Kwan Yin or Quan Yin or any of number of spellings is a goddess or in some places a Bodhisattva who stayed on earth to relieve people’s suffering. Can’t be an easy job right now, I imagine.

It’s absolutely bucketing right now outside and Alison says its supposed to get harder and go sideways later on. I have to go out and do a load of laundry. If I didn’t know better I would say it was sabotage. I have a childhood friend who is on a campaign at the moment to reconvert me so she doesn’t have to worry about me going to heaven with her. This is all a bit odd since she has converted to some kind of hyper religious Catholicism and she was raised with a Presbyterian minister for a dad. Her mom was my mom’s best friend and they rode to choir together every Thursday night for over thirty years and Karin as become this weird anti-abortion crusader. She is in the process of leaving her husband for the gazillionth time for being addicted to porn and having affairs so I guess he needs a focus. I just don’t want it to be Alison and me.

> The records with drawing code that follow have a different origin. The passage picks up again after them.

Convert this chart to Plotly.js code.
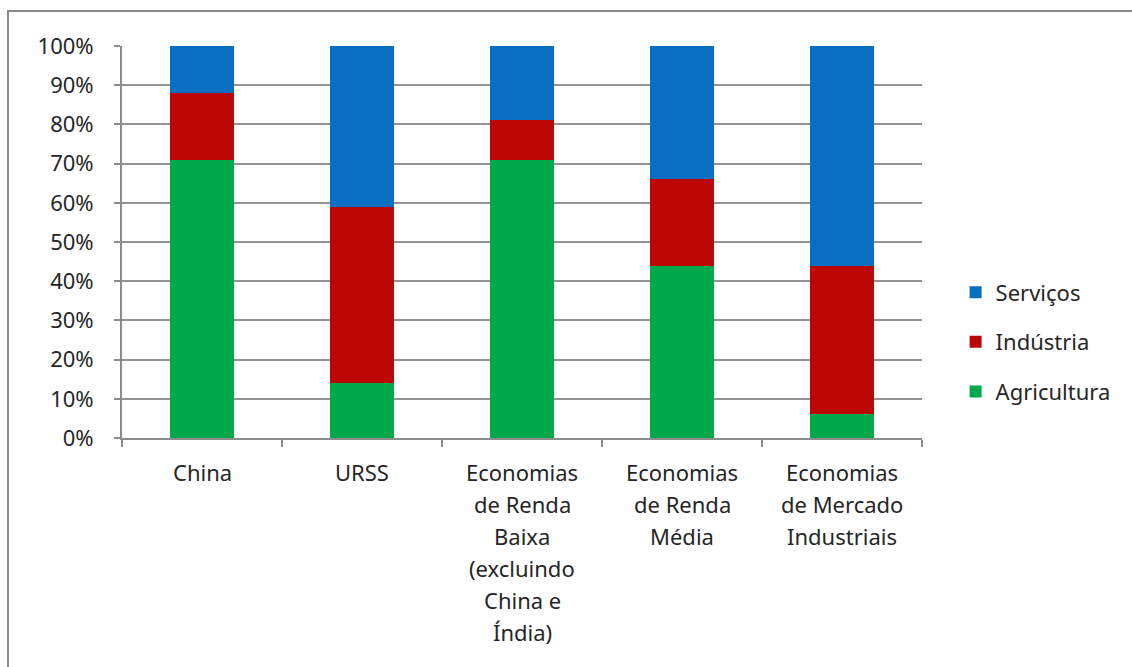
<!DOCTYPE html>
<html>
<head>
<meta charset="utf-8">
<script src="https://cdn.plot.ly/plotly-3.0.1.min.js"></script>
<style>
  html, body { margin: 0; padding: 0; background: #ffffff; }
  #chart { width: 1132px; height: 667px; }
</style>
</head>
<body>
<div id="chart"></div>
<script>
// Categories (x-axis labels, line breaks as in the reference)
const categories = [
  "China",
  "URSS",
  "Economias<br>de Renda<br>Baixa<br>(excluindo<br>China e<br>Índia)",
  "Economias<br>de Renda<br>Média",
  "Economias<br>de Mercado<br>Industriais"
];
const categoryKeys = ["China", "URSS", "Renda Baixa", "Renda Média", "Mercado Industriais"];

// Series values (% of employment)
const agricultura = [71, 14, 71, 44, 6];
const industria   = [17, 45, 10, 22, 38];
const servicos    = [12, 41, 19, 34, 56];

const seriesNames = ["Agricultura", "Indústria", "Serviços"];
const legendRanks = [3, 2, 1];
const barColors = ["#00A84C", "#BC0606", "#0A6FC2"];

const yTickVals = [0, 10, 20, 30, 40, 50, 60, 70, 80, 90, 100];
const yTickText = yTickVals.map(v => v + "%");

const FONT = "Noto Sans, Open Sans, sans-serif";
const TEXT_COLOR = "#262626";

const seriesData = [agricultura, industria, servicos];
const traces = seriesData.map((vals, i) => ({
  type: "bar",
  name: seriesNames[i],
  x: categoryKeys,
  y: vals,
  width: 0.4,
  legendgroup: "g" + i,
  legendrank: legendRanks[i],
  marker: { color: barColors[i], line: { width: 0 } },
  hoverinfo: "skip"
}));

// Multi-line category labels as annotations (to match Excel line spacing)
const annotations = [];
categories.forEach((lab, ci) => {
  lab.split("<br>").forEach((line, li) => {
    annotations.push({
      x: categoryKeys[ci], xref: "x",
      y: 0, yref: "paper",
      yanchor: "middle", xanchor: "center",
      yshift: -34 - li * 32,
      text: line, showarrow: false,
      font: { family: FONT, size: 22, color: TEXT_COLOR }
    });
  });
});

const layout = {
  width: 1132, height: 667,
  margin: { l: 122, r: 210, t: 46, b: 229, pad: 0 },
  paper_bgcolor: "#ffffff",
  plot_bgcolor: "#ffffff",
  barmode: "stack",
  bargap: 0.6,
  showlegend: true,
  font: { family: FONT, size: 22, color: TEXT_COLOR },
  legend: {
    x: 1.042, xanchor: "left",
    y: 0.245, yanchor: "middle",
    traceorder: "grouped",
    tracegroupgap: 18,
    font: { family: FONT, size: 22, color: TEXT_COLOR },
    bgcolor: "rgba(0,0,0,0)",
    itemwidth: 30
  },
  xaxis: {
    type: "category",
    showticklabels: false,
    showgrid: false,
    showline: true, linecolor: "#8c8c8c", linewidth: 2,
    ticks: "outside", tickson: "boundaries", ticklen: 7, tickwidth: 2, tickcolor: "#8c8c8c",
    zeroline: false,
    fixedrange: true
  },
  yaxis: {
    range: [0, 100],
    tickvals: yTickVals,
    ticktext: yTickText,
    showgrid: true, gridcolor: "#939393", gridwidth: 2,
    showline: true, linecolor: "#8c8c8c", linewidth: 2,
    ticks: "outside", ticklen: 6, tickwidth: 2, tickcolor: "#8c8c8c",
    ticklabelstandoff: 16,
    zeroline: false,
    tickfont: { family: FONT, size: 22, color: TEXT_COLOR },
    fixedrange: true
  },
  annotations: annotations,
  shapes: [{
    type: "rect", xref: "paper", yref: "paper",
    x0: -0.1425, x1: 1.30, y0: -0.62, y1: 1.0893,
    line: { color: "#8a8a8a", width: 2 },
    fillcolor: "rgba(0,0,0,0)",
    layer: "below"
  }]
};

Plotly.newPlot("chart", traces, layout, { displayModeBar: false, staticPlot: true });
</script>
</body>
</html>
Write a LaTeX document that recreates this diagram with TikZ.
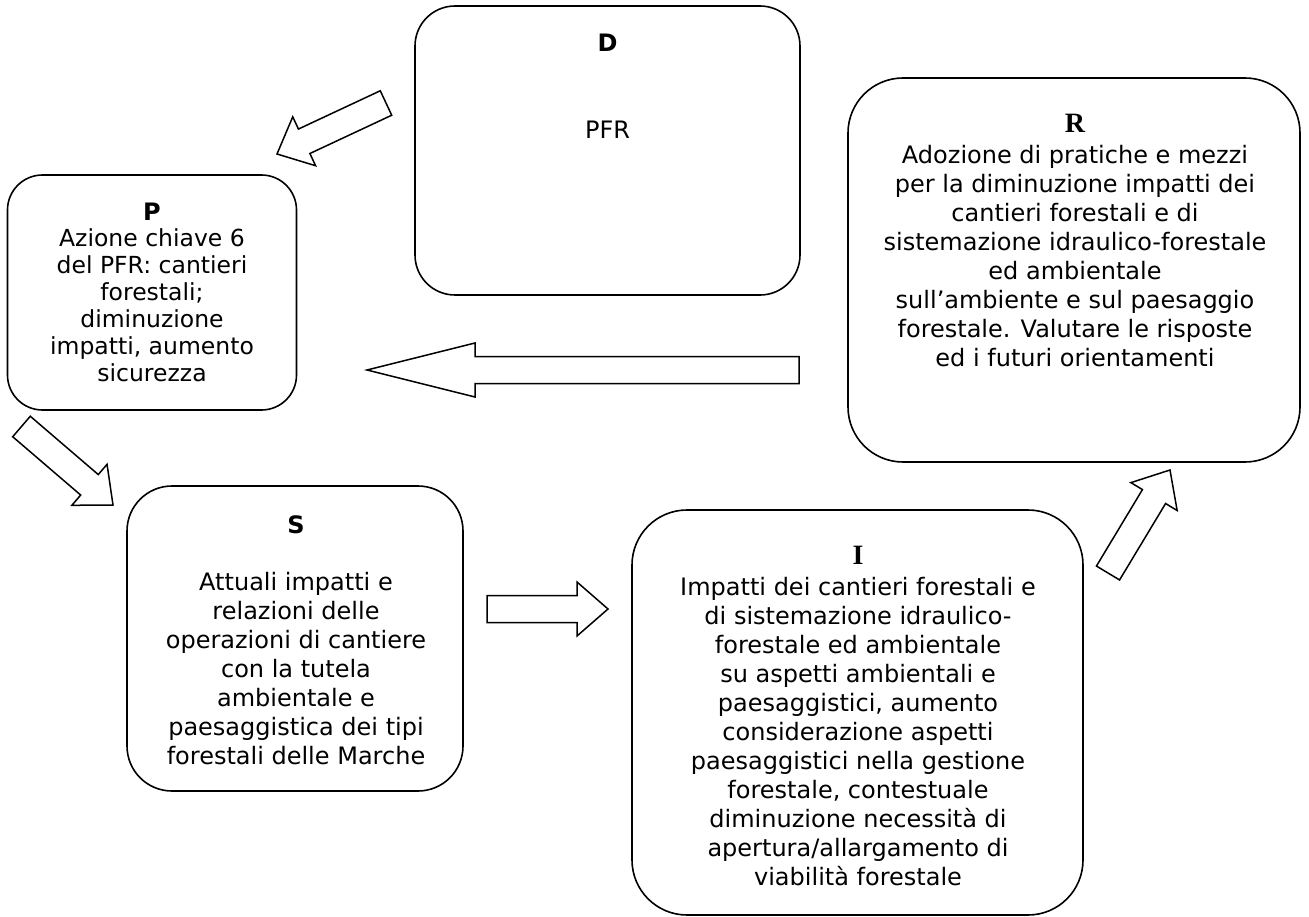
\documentclass[tikz,border=0pt]{standalone}
\usepackage{fontspec}
\setmainfont{DejaVu Sans}
\newfontfamily\titleserif{Liberation Serif}
\usetikzlibrary{calc}

% hollow block arrow: #1 tail coordinate, #2 tip coordinate, #3 head length
\newcommand\dpsirarrow[3]{%
  \coordinate (#1-base) at ($(#2)!#3!(#1)$);
  \draw[blockarrow]
    ($(#1)!13.5pt!90:(#2)$) -- ($(#1-base)!13.5pt!90:(#2)$) --
    ($(#1-base)!27pt!90:(#2)$) -- (#2) --
    ($(#1-base)!27pt!-90:(#2)$) -- ($(#1-base)!13.5pt!-90:(#2)$) --
    ($(#1)!13.5pt!-90:(#2)$) -- cycle;}

\tikzset{
  dpsirbox/.style={draw, line width=1.6pt, rounded corners=#1, inner sep=0pt},
  bodytext/.style={align=center, inner sep=0pt, anchor=north,
    font=\fontsize{24}{29}\selectfont},
  smallbody/.style={align=center, inner sep=0pt, anchor=north,
    font=\fontsize{23.5}{27}\selectfont},
  sanstitle/.style={inner sep=0pt, font=\fontsize{24}{29}\selectfont\bfseries},
  seriftitle/.style={inner sep=0pt, font=\fontsize{28}{30}\selectfont\titleserif\bfseries},
  blockarrow/.style={draw, line width=1.5pt, fill=white, line join=miter},
}

\begin{document}
\begin{tikzpicture}[x=1pt, y=-1pt]
\useasboundingbox (0,0) rectangle (1309,917);

% boxes
\node[dpsirbox=40pt, minimum width=385pt, minimum height=289pt] (D) at (607.5,150.5) {};
\node[dpsirbox=35pt, minimum width=289pt, minimum height=235pt] (P) at (152,292.5) {};
\node[dpsirbox=55pt, minimum width=452pt, minimum height=384pt] (R) at (1074,270) {};
\node[dpsirbox=45pt, minimum width=336pt, minimum height=305pt] (S) at (295,638.5) {};
\node[dpsirbox=55pt, minimum width=451pt, minimum height=405pt] (I) at (857.5,712.5) {};

% D
\node[sanstitle] (Dt) at (607.5,43) {D};
\node[font=\fontsize{24}{29}\selectfont, inner sep=0pt] (Db) at (607.5,130) {PFR};

% P
\node[sanstitle] (Pt) at (152,212) {P};
\node[smallbody] (Pb) at (152,226.5) {\rule{0pt}{19.5pt}Azione chiave 6\\del PFR: cantieri\\forestali;\\diminuzione\\impatti, aumento\\sicurezza};

% R
\node[seriftitle] (Rt) at (1075,123) {R};
\node[bodytext] (Rb) at (1075,143.5) {\rule{0pt}{20pt}Adozione di pratiche e mezzi\\per la diminuzione impatti dei\\cantieri forestali e di\\sistemazione idraulico-forestale\\ed ambientale\\sull’ambiente e sul paesaggio\\forestale. Valutare le risposte\\ed i futuri orientamenti};

% S
\node[sanstitle] (St) at (296,525) {S};
\node[bodytext] (Sb) at (296,570.5) {\rule{0pt}{20pt}Attuali impatti e\\relazioni delle\\operazioni di cantiere\\con la tutela\\ambientale e\\paesaggistica dei tipi\\forestali delle Marche};

% I
\node[seriftitle] (It) at (858,555) {I};
\node[bodytext] (Ib) at (858,575.5) {\rule{0pt}{20pt}Impatti dei cantieri forestali e\\di sistemazione idraulico-\\forestale ed ambientale\\su aspetti ambientali e\\paesaggistici, aumento\\considerazione aspetti\\paesaggistici nella gestione\\forestale, contestuale\\diminuzione necessità di\\apertura/allargamento di\\viabilità forestale};

% block arrows between the boxes
\coordinate (DP) at (386,103);   \coordinate (DPtip) at (277,154);
\coordinate (RP) at (799,370);   \coordinate (RPtip) at (367,370);
\coordinate (PS) at (21.5,426.5); \coordinate (PStip) at (113,505);
\coordinate (SI) at (487,609);   \coordinate (SItip) at (608,609);
\coordinate (IR) at (1108,573);  \coordinate (IRtip) at (1170,470);

\dpsirarrow{DP}{DPtip}{30pt}
\dpsirarrow{RP}{RPtip}{108pt}
\dpsirarrow{PS}{PStip}{31pt}
\dpsirarrow{SI}{SItip}{31pt}
\dpsirarrow{IR}{IRtip}{31pt}
\end{tikzpicture}
\end{document}
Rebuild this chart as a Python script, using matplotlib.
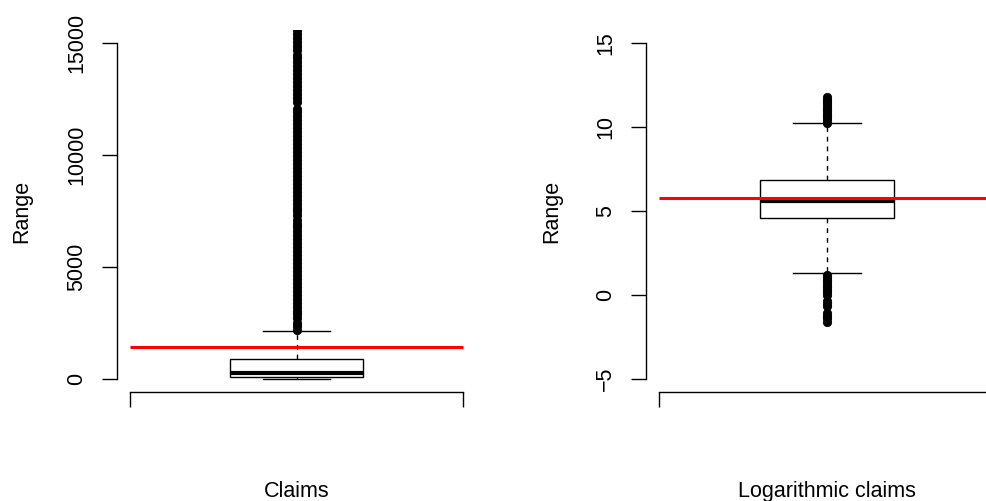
import matplotlib
matplotlib.use('Agg')
import matplotlib.pyplot as plt

plt.rcParams['font.family'] = ['Liberation Sans', 'DejaVu Sans']

# ---------------- data ----------------
panel_titles = ['Claims', 'Logarithmic claims']
y_label = 'Range'

claims_stats = dict(whislo=0, q1=72, med=246, q3=894, whishi=2160)
claims_mean = 1440
claims_fliers = [2190, 2350, 2520, 2700, 2880, 3050, 3230, 3400, 3580, 3760,
                 3930, 4110, 4290, 4460, 4640, 4820, 5000, 5170, 5350, 5530,
                 5700, 5880, 6060, 6240, 6410, 6590, 6770, 6940, 7120, 7300,
                 7480, 7650, 7830, 8010, 8180, 8360, 8540, 8720, 8890, 9070,
                 9250, 9420, 9600, 9780, 9960, 10130, 10310, 10490, 10660,
                 10840, 11020, 11200, 11370, 11550, 11730, 11900, 12070,
                 12370, 12550, 12730, 12900, 13080, 13260, 13440, 13610,
                 13790, 13970, 14140, 14320, 14480, 14700, 14880, 15050,
                 15230, 15410, 15590, 15780]
claims_ticks = [0, 5000, 10000, 15000]
claims_ticklabels = ['0', '5000', '10000', '15000']
claims_ylim = (0, 15000)

log_stats = dict(whislo=1.29, q1=4.58, med=5.62, q3=6.85, whishi=10.22)
log_mean = 5.76
log_fliers = [10.25, 10.38, 10.52, 10.66, 10.8, 10.94, 11.08, 11.22, 11.36,
              11.5, 11.63, 11.77,
              1.2, 1.05, 0.9, 0.75, 0.6, 0.45, 0.3, 0.15, 0.02,
              -0.36, -0.5, -0.64,
              -1.08, -1.24, -1.4, -1.58]
log_ticks = [-5, 0, 5, 10, 15]
log_ticklabels = ['\u22125', '0', '5', '10', '15']
log_ylim = (-5, 15)

# ---------------- layout ----------------
W, H = 986, 501
fig = plt.figure(figsize=(W / 100, H / 100), dpi=100)
ax_bottom_px, ax_top_px = 392.4, 29.6
panels = [
    dict(left=117, width=359, stats=claims_stats, mean=claims_mean,
         fliers=claims_fliers, ticks=claims_ticks,
         ticklabels=claims_ticklabels, ylim=claims_ylim,
         title=panel_titles[0], ylab_x=22),
    dict(left=646, width=362, stats=log_stats, mean=log_mean,
         fliers=log_fliers, ticks=log_ticks,
         ticklabels=log_ticklabels, ylim=log_ylim,
         title=panel_titles[1], ylab_x=552),
]

FS = 15.5
for p in panels:
    ax = fig.add_axes([p['left'] / W, (H - ax_bottom_px) / H,
                       p['width'] / W, (ax_bottom_px - ax_top_px) / H])
    lo, hi = p['ylim']
    ext = 0.04 * (hi - lo)
    ax.set_ylim(lo - ext, hi + ext)
    ax.set_xlim(0.46, 1.54)

    st = dict(p['stats'])
    st['fliers'] = p['fliers']
    ax.bxp([st], positions=[1], widths=0.4, capwidths=0.2,
           showfliers=True, patch_artist=True, manage_ticks=False,
           boxprops=dict(facecolor='white', edgecolor='black', linewidth=1),
           medianprops=dict(color='black', linewidth=3,
                            solid_capstyle='butt'),
           whiskerprops=dict(color='black', linewidth=1,
                             linestyle=(0, (3.5, 3.5))),
           capprops=dict(color='black', linewidth=1),
           flierprops=dict(marker='o', markerfacecolor='black',
                           markeredgecolor='black', markersize=6.0,
                           markeredgewidth=0.6, linestyle='none'))
    ax.hlines(p['mean'], 0.5, 1.5, colors='red', linewidth=2.2, zorder=5)

    for s in ['top', 'right']:
        ax.spines[s].set_visible(False)
    ax.spines['left'].set_bounds(lo, hi)
    ax.spines['bottom'].set_bounds(0.5, 1.5)
    ax.spines['left'].set_linewidth(1)
    ax.spines['bottom'].set_linewidth(1)

    ax.set_yticks(p['ticks'])
    ax.set_yticklabels(p['ticklabels'], rotation=90, va='center',
                       fontsize=FS)
    ax.set_xticks([0.5, 1.5])
    ax.set_xticklabels(['', ''])
    ax.tick_params(axis='both', direction='out', length=10.5, width=1,
                   pad=11)

    ax.set_xlabel(p['title'], fontsize=FS)
    ax.xaxis.set_label_coords(0.5, (ax_bottom_px - 497) /
                              (ax_bottom_px - ax_top_px))
    ax.xaxis.label.set_va('baseline')

    ax.set_ylabel(y_label, fontsize=FS)
    ax.yaxis.set_label_coords((p['ylab_x'] - p['left']) / p['width'], 0.5)
    ax.yaxis.label.set_va('center')

fig.savefig('out.png', dpi=100)
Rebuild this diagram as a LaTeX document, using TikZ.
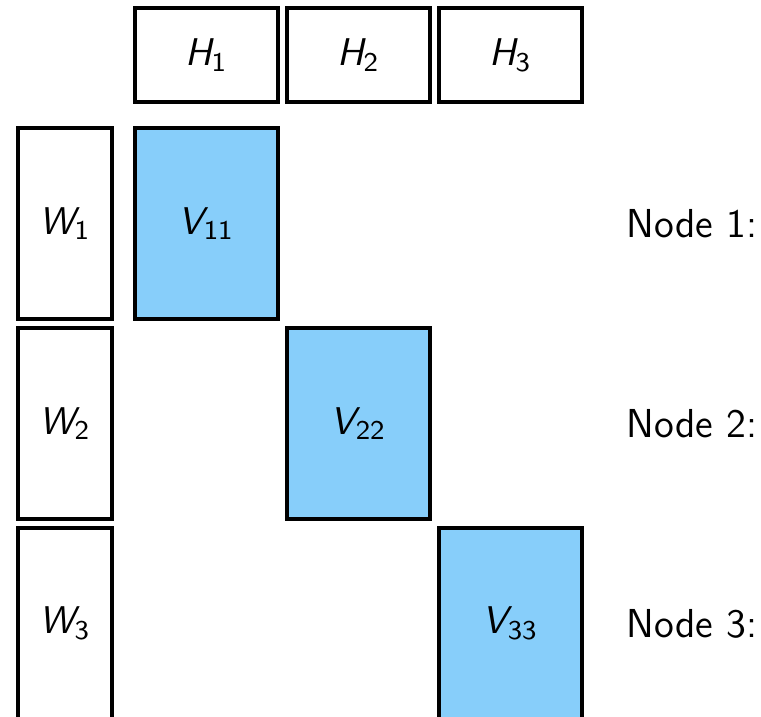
\documentclass[tikz,border=0pt]{standalone}
\usepackage{fontspec}
\definecolor{vblue}{RGB}{135,206,250}
\newcommand{\lbl}[2]{{\itshape #1}\textsubscript{#2}}

\begin{document}
\begin{tikzpicture}[line join=miter, line width=0.9pt, font=\sffamily]

  \tikzstyle{hbox}=[draw, minimum width=1.43cm, minimum height=0.94cm, inner sep=0pt, font=\sffamily\fontsize{11}{13}\selectfont]
  \tikzstyle{wbox}=[draw, minimum width=0.94cm, minimum height=1.91cm, inner sep=0pt, font=\sffamily\fontsize{11}{13}\selectfont]
  \tikzstyle{vbox}=[wbox, fill=vblue, minimum width=1.43cm]
  \tikzstyle{tag}=[anchor=west, inner sep=0pt, font=\sffamily\fontsize{11.5}{14}\selectfont]
  \def\colx{1.52}
  \def\rowy{2.0}

  \useasboundingbox (0,0) rectangle (7.61,-7.17);

  % column heads, row heads and the diagonal blocks
  \foreach \i in {1,2,3} {
    \node[hbox] (h\i) at ({0.545+\i*\colx},-0.55) {\lbl{H}{\i}};
    \node[wbox] (w\i) at (0.65,{-0.235-\i*\rowy}) {\lbl{W}{\i}};
    \node[vbox] (v\i\i) at (h\i |- w\i) {\lbl{V}{\i\i}};
    \node[tag] (n\i) at (6.25,{-0.235-\i*\rowy}) {Node \i:};
  }

\end{tikzpicture}
\end{document}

And to cap it off her older brother who lives in Europe sends her books on the divine feminine and the Goddess. I’d LOVE to have a chat with Eric right now about her.

Their family used to bring out the Swedish in Mom because they still spoke it at home and used a lot of Swedish customs. Too bad the broadmindness of most Swedes didn’t rub off on Karin. The Vikings brought a lot of new ideas home that while being Lutheran often made them think bigger than some of the other countries around them. You don’t hear about many Swedish witch burnings.

Anyway, Karin has invited me out every single weekend that has been a pagan high holiday since she found out I was pagan. Every six weeks she ramps up and she wanted me to go out with her last night to a mime show one of my high school class mates does when he isn’t head writer for Sponge Bob Square Pants and I had to tell her no, I was busy. She didn’t like that. People on Kat’s FB page will never have to see her prolife diatribes. I keeping her corralled on my other one. I’m sorry if you are on the other one I have told her to behave but she’s on a mission. Yesterday she posted a comment on Alison’s page to not pay attention to horoscopes to which I commented that pagans considered them a useful tool. I couldn’t resist even though I know a generated horoscope for a sun sign is virtually useless. About as relevant as a fortune cookie most times but still fun.

I got the proofs yesterday for BunniHoTep some I’m going to sit down with a highlighter and go over it and see what I’ve missed. Then maybe I start on one of the other two books so all you Luddites with out a Kindle can add it to your bookshelves. (Tongue firmly in cheek there since I love physical books too.)

And if I’m feeling really creative I’ll write some more chapters on Tamsin.